3.)I am worried about the stability of the upper, powered stages. The rocket overall has the center of gravity CG ahead of the center of pressure CP, but for each stage above the booster, the CG is behind the CP. I'm thinking for the top most stages that won't matter since they fire at near vacuum. But it should matter for the stage above the booster stage.

4.)I'm interested in find out what the vacuum Isp is for the upper stages. We might be able to get improved performance using longer nozzles.

Attached is the .ORK file using OpenRocket version 15.03.

Robert Clark

View attachment 549721

If you want a rocket simulator that can handle orbital trajectories, look up MAPLEAF.

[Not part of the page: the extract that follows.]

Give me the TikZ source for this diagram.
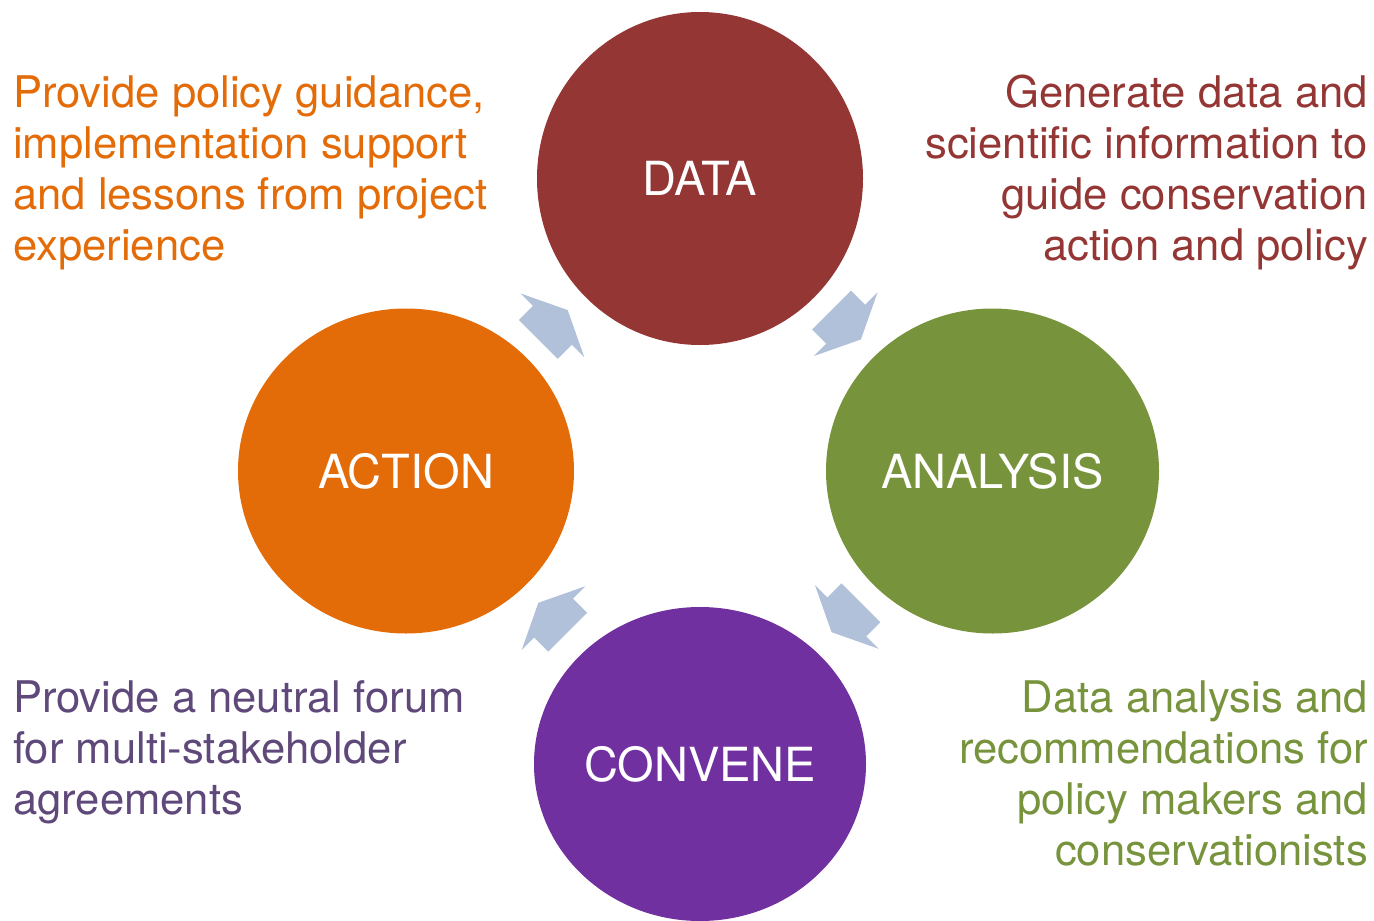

MAPLEAF is a rocket simulator develop by a former masters student at the University of Calgary. It is more accurate than OpenRocket, especially in to transonic regime. It also has capability to do optimization of a rocket, basically every little detail you can imagine. It is purely text based though so there is a large learning curve.

 

[jsdemar]

You could partially get rid of some of those rules if you launched in international waters. Would depend on what rules applied to your nationality status and if you were prepared to surrender that nationality. Theoretically, someone who was stateless could do whatever they wanted if they were in international waters. Now keeping out of jail afterwards would be an interesting legal tangle.

Your after-flight legal issues are solved by launching yourself.

 

[bad_idea]

If you want a rocket simulator that can handle orbital trajectories, look up MAPLEAF.

MAPLEAF is a rocket simulator develop by a former masters student at the University of Calgary. It is more accurate than OpenRocket, especially in to transonic regime. It also has capability to do optimization of a rocket, basically every little detail you can imagine. It is purely text based though so there is a large learning curve.

I'd not heard of MAPLEAF before, so thank you for mentioning it.

It does look very powerful. Also addresses a few things discussed often on this forum, such as base drag. Aside from the example simulations, do you know of any tutorials on using it?

 

[OzHybrid]

Your after-flight legal issues are solved by launching yourself.

Oh come on John.... I've eliminated a significant amount of pre-flight paperwork. It's now just a single letter saying "I surrender my nationality of the (insert country here). Please find my passport attached."
It will take me at least a couple more beers to come up with a solution for part 2.